Jury: Islip owes woman $14.5M for sign post injuries

A jury awarded Carolyn McNeill, left, with her

A jury awarded Carolyn McNeill, left, with her mother, Cora McNeill, on Monday, July 31, 2017, $14.5 million for injuries suffered in 2007 when an Islip sign post fell on her, causing permanent brain damage. Photo Credit: Steve Pfost

A Suffolk jury has found the Town of Islip negligent in awarding more than $14 million to a pedestrian who suffered permanent brain damage after an aging street sign post at a Brentwood intersection fell and struck her on the head in 2007.

The six-member jury found that in more than 40 years, Islip did not inspect or maintain the 10-foot-6-inch post to see whether rust or decay may have compromised its structural integrity, according to attorneys representing the pedestrian, Carolyn McNeill, of Central Islip.

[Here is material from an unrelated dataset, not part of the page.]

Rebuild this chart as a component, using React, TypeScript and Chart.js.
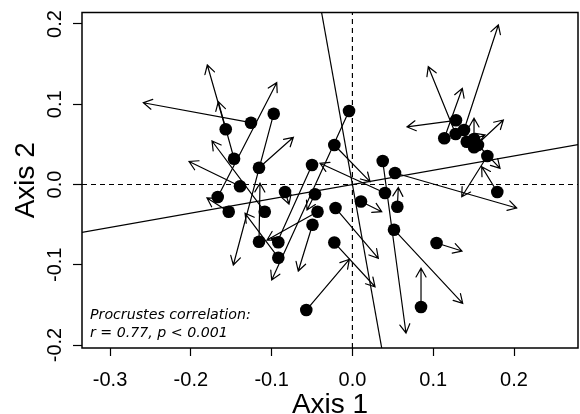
import { useEffect, useRef } from "react";
import { Chart, registerables } from "chart.js";
Chart.register(...registerables);

// Procrustes: tails (filled points) and heads (arrow ends)
const pointX = [-0.1568, -0.1255, -0.0974, -0.1465, -0.1156, -0.1391, -0.1667, -0.0834, -0.0463, -0.05, -0.0224, -0.0042, 0.0375, 0.0527, 0.0403, 0.0106, -0.1531, -0.1085, -0.0432, -0.0209, -0.0494, -0.1156, -0.0917, -0.0224, -0.0917, -0.0571, 0.0556, 0.0515, 0.1041, 0.0849, 0.1793, 0.1282, 0.1137, 0.1278, 0.1381, 0.1415, 0.1505, 0.1505, 0.167, 0.1554];
const pointY = [0.0688, 0.077, 0.0882, 0.0321, 0.0209, -0.0022, -0.0156, -0.0093, -0.0122, 0.0243, 0.0492, 0.0916, 0.0293, 0.0143, -0.0106, -0.0212, -0.0339, -0.0339, -0.0339, -0.0293, -0.0501, -0.0713, -0.072, -0.0723, -0.0912, -0.1564, -0.0277, -0.0563, -0.0729, -0.1526, -0.0093, 0.08, 0.0576, 0.0629, 0.0679, 0.0533, 0.0567, 0.0464, 0.0355, 0.0492];
const arrowX = [-0.1796, -0.2588, -0.1474, -0.166, -0.0731, -0.2022, -0.0937, -0.0785, -0.0562, -0.0958, 0.0218, -0.0999, 0.0663, 0.2033, -0.0401, 0.0363, -0.18, -0.1738, -0.1057, 0.0321, -0.067, -0.1144, -0.1007, 0.028, -0.1329, -0.0038, 0.0568, 0.1365, 0.1356, 0.0849, 0.16, 0.0676, 0.136, 0.0939, 0.1806, 0.1641, 0.1505, 0.1868, 0.1353, 0.1827];
const arrowY = [0.1489, 0.1019, -0.1003, 0.1032, 0.0588, 0.0287, 0.1269, -0.0243, -0.0318, -0.0779, 0.0035, -0.119, -0.185, -0.0293, 0.0264, -0.0339, -0.0168, 0.0542, -0.0692, -0.092, -0.1078, 0.0015, -0.0667, -0.1274, -0.0359, -0.0932, -0.0037, -0.148, -0.0829, -0.1044, 0.0222, 0.0717, 0.1199, 0.1468, 0.1988, 0.0617, 0.0825, 0.0804, -0.0152, 0.0202];

const xTicks = [-0.3, -0.2, -0.1, 0.0, 0.1, 0.2];
const yTicks = [-0.2, -0.1, 0.0, 0.1, 0.2];
const xLimits = [-0.3347, 0.2792];
const yLimits = [-0.2037, 0.2143];
const rotationSlope = 0.178;
const xTitle = "Axis 1";
const yTitle = "Axis 2";
const noteLines = ["Procrustes correlation:", "r = 0.77, p < 0.001"];

const AXIS_FONT = '"Liberation Sans", Arial, sans-serif';

export default function App() {
  const ref = useRef<HTMLCanvasElement | null>(null);
  useEffect(() => {
    if (!ref.current) return;
    const pts = pointX.map((x, i) => ({ x, y: pointY[i] }));
    const lineA = [
      { x: -1, y: -rotationSlope },
      { x: 1, y: rotationSlope },
    ];
    const lineB = [
      { x: -0.06, y: 0.06 / rotationSlope },
      { x: 0.06, y: -0.06 / rotationSlope },
    ];
    const hDash = [
      { x: xLimits[0], y: 0 },
      { x: xLimits[1], y: 0 },
    ];
    const vDash = [
      { x: 0, y: yLimits[0] },
      { x: 0, y: yLimits[1] },
    ];

    const arrowsPlugin = {
      id: "procrustesArrows",
      beforeDatasetsDraw(chart: any) {
        const { ctx, scales, chartArea } = chart;
        const xs = scales.x, ys = scales.y;
        ctx.save();
        ctx.beginPath();
        ctx.rect(chartArea.left, chartArea.top, chartArea.right - chartArea.left, chartArea.bottom - chartArea.top);
        ctx.clip();
        ctx.strokeStyle = "#000";
        ctx.lineWidth = 1.2;
        ctx.lineCap = "round";
        const L = 10, ang = Math.PI / 6;
        for (let i = 0; i < pointX.length; i++) {
          const x0 = xs.getPixelForValue(pointX[i]);
          const y0 = ys.getPixelForValue(pointY[i]);
          const x1 = xs.getPixelForValue(arrowX[i]);
          const y1 = ys.getPixelForValue(arrowY[i]);
          const a = Math.atan2(y1 - y0, x1 - x0);
          ctx.beginPath();
          ctx.moveTo(x0, y0);
          ctx.lineTo(x1, y1);
          ctx.moveTo(x1 - L * Math.cos(a - ang), y1 - L * Math.sin(a - ang));
          ctx.lineTo(x1, y1);
          ctx.lineTo(x1 - L * Math.cos(a + ang), y1 - L * Math.sin(a + ang));
          ctx.stroke();
        }
        ctx.restore();
      },
      afterDraw(chart: any) {
        const { ctx, scales, chartArea } = chart;
        const xs = scales.x, ys = scales.y;
        ctx.save();
        ctx.strokeStyle = "#000";
        ctx.lineWidth = 1.5;
        ctx.strokeRect(chartArea.left, chartArea.top, chartArea.right - chartArea.left, chartArea.bottom - chartArea.top);
        ctx.fillStyle = "#000";
        ctx.font = `20px ${AXIS_FONT}`;
        ctx.textAlign = "center";
        ctx.textBaseline = "middle";
        for (const v of xTicks) {
          ctx.fillText(v.toFixed(1), xs.getPixelForValue(v), 380);
        }
        for (const v of yTicks) {
          const py = ys.getPixelForValue(v);
          ctx.save();
          ctx.translate(55, py);
          ctx.rotate(-Math.PI / 2);
          ctx.fillText(v.toFixed(1), 0, 0);
          ctx.restore();
        }
        ctx.font = `28px ${AXIS_FONT}`;
        ctx.textBaseline = "alphabetic";
        ctx.fillText(xTitle, (chartArea.left + chartArea.right) / 2, 413);
        ctx.save();
        ctx.translate(33.5, (chartArea.top + chartArea.bottom) / 2);
        ctx.rotate(-Math.PI / 2);
        ctx.fillText(yTitle, 0, 0);
        ctx.restore();
        ctx.font = 'italic 14.2px "DejaVu Sans", Verdana, sans-serif';
        ctx.textAlign = "left";
        ctx.fillText(noteLines[0], 90, 319);
        ctx.fillText(noteLines[1], 90, 336.5);
        ctx.restore();
      },
    };

    const chart = new Chart(ref.current, {
      type: "scatter",
      data: {
        datasets: [
          {
            data: pts,
            backgroundColor: "#000",
            borderColor: "#000",
            borderWidth: 0,
            pointRadius: 6.3,
            pointHoverRadius: 6.3,
          },
          { type: "line", data: lineA, borderColor: "#000", borderWidth: 1.2, pointRadius: 0, showLine: true },
          { type: "line", data: lineB, borderColor: "#000", borderWidth: 1.2, pointRadius: 0, showLine: true },
          { type: "line", data: hDash, borderColor: "#000", borderWidth: 1.2, borderDash: [5, 4], pointRadius: 0, showLine: true },
          { type: "line", data: vDash, borderColor: "#000", borderWidth: 1.2, borderDash: [5, 4], pointRadius: 0, showLine: true },
        ] as any,
      },
      options: {
        animation: false,
        responsive: false,
        events: [],
        layout: { autoPadding: false, padding: { left: 0, right: 2, top: 12.5, bottom: 0 } },
        plugins: { legend: { display: false }, tooltip: { enabled: false } },
        scales: {
          x: {
            type: "linear",
            min: xLimits[0],
            max: xLimits[1],
            afterBuildTicks: (s: any) => {
              s.ticks = xTicks.map((v) => ({ value: v }));
            },
            afterFit: (s: any) => {
              s.height = 66;
            },
            grid: { drawOnChartArea: false, drawTicks: true, tickLength: 8, tickColor: "#000", tickWidth: 1.2 },
            border: { display: false },
            ticks: { display: false },
          },
          y: {
            type: "linear",
            min: yLimits[0],
            max: yLimits[1],
            afterBuildTicks: (s: any) => {
              s.ticks = yTicks.map((v) => ({ value: v }));
            },
            afterFit: (s: any) => {
              s.width = 82;
            },
            grid: { drawOnChartArea: false, drawTicks: true, tickLength: 9, tickColor: "#000", tickWidth: 1.2 },
            border: { display: false },
            ticks: { display: false },
          },
        },
      } as any,
      plugins: [arrowsPlugin],
    });
    return () => chart.destroy();
  }, []);
  return (
    <div style={{ position: "fixed", left: 0, top: 0, width: 580, height: 414, background: "#fff" }}>
      <canvas ref={ref} width={580} height={414} style={{ width: 580, height: 414 }} />
    </div>
  );
}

In a unanimous decision, the jury ordered the town to pay nearly $14.5 million in damages to McNeill, who is confined to a wheelchair and needs round-the-clock care.

McNeill’s mother, Cora McNeill, 77, of Bay Shore, blamed Islip Town officials and employees for destroying her daughter’s life.

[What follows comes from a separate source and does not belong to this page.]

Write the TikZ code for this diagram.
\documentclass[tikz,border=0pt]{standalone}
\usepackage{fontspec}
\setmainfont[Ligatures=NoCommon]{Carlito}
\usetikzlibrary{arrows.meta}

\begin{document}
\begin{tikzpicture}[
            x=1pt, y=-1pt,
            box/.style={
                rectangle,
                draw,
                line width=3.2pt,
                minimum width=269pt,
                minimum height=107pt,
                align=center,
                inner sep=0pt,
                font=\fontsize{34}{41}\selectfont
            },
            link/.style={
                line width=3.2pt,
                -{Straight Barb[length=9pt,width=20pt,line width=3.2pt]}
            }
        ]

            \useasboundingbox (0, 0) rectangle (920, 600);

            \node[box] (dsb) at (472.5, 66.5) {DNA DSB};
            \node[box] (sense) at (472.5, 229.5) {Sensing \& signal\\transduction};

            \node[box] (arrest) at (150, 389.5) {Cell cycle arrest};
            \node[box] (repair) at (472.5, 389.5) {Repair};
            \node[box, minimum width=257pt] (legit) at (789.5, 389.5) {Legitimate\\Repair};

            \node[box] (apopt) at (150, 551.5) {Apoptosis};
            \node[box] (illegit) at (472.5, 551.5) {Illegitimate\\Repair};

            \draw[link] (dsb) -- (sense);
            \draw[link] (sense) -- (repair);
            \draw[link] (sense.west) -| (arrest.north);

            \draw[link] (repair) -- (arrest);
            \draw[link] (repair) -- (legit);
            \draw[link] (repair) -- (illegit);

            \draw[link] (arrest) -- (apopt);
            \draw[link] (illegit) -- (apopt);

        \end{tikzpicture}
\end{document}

Cora McNeill said Monday that her daughter, now 54, and a former home health aide, depends on others for basic needs like bathing and using the bathroom and can no longer take part in activities that brought joy to her life.

“We cooked together. We played together; having fun together,” Cora McNeill said. “I miss all of that now. I have to deal with what’s left.”

The judgement nearly equals the Town of Islip’s MacArthur Airport operating budget of $14.6 million.

“The verdict was powerful, fair, just and most importantly, it sent a message to all towns across Long Island that they must maintain their infrastructure for the safety of the public,” said attorney Michael Della last week. Della’s Ronkonkoma-based firm represented McNeill.

Islip Town Supervisor Angie Carpenter, through a spokeswoman, declined several requests for comment on the verdict, reached May 31. Carpenter would not answer written questions, including whether the town will set a schedule to inspect and maintain street sign posts within its borders.

In an email Wednesday, town spokeswoman Carolyn Smith said Islip “intends on pursuing all available post-trial remedies, including an appeal if necessary, as the verdict is inconsistent with the evidence presented at trial.”

On June 29, 2007, McNeill was walking in Islip on 5th Avenue at Fairtown Road when the steel post at the southeast corner fell and knocked her to the ground, Glenn Auletta, one of the woman’s lawyers, said in an interview this week. An ambulance drove the dazed and disoriented McNeill to Southside Hospital in Bay Shore, where she was treated and released, Auletta said.

Two days later, Auletta said, McNeill returned to the hospital as instructed because vomiting and dizziness persisted. In subsequent exams, doctors discovered McNeill had three brain aneurysms. During surgery, one of McNeill’s aneurysms ruptured, causing a stroke and leading to irreparable brain damage, Auletta said, adding that she underwent five additional surgeries.

During the trial, which took place in Riverhead before Acting State Supreme Court Justice Joseph Farneti, Peter Kletchka, Islip Town’s public works project supervisor, testified the town had no duty to inspect or maintain street sign posts within its borders, according to a court transcript. He said the town repaired or replaced the posts when someone — such as a resident or a police officer — called to alert the town.

“Therefore, you have no schedule for replacement for these 41-year-old poles as well,” Auletta said to Kletchka in court, according to the transcript. “Isn’t that also true?”

“That’s correct,” Kletchka replied.

Kletchka also testified that he did not know the life span of the steel posts but acknowledged, when questioned by Auletta, that the posts can deteriorate over 40 years due the elements.

Islip’s website shows that the traffic safety division oversees the maintenance and repair of “street name signs.” The policy has been in effect since the 1970s, Smith said.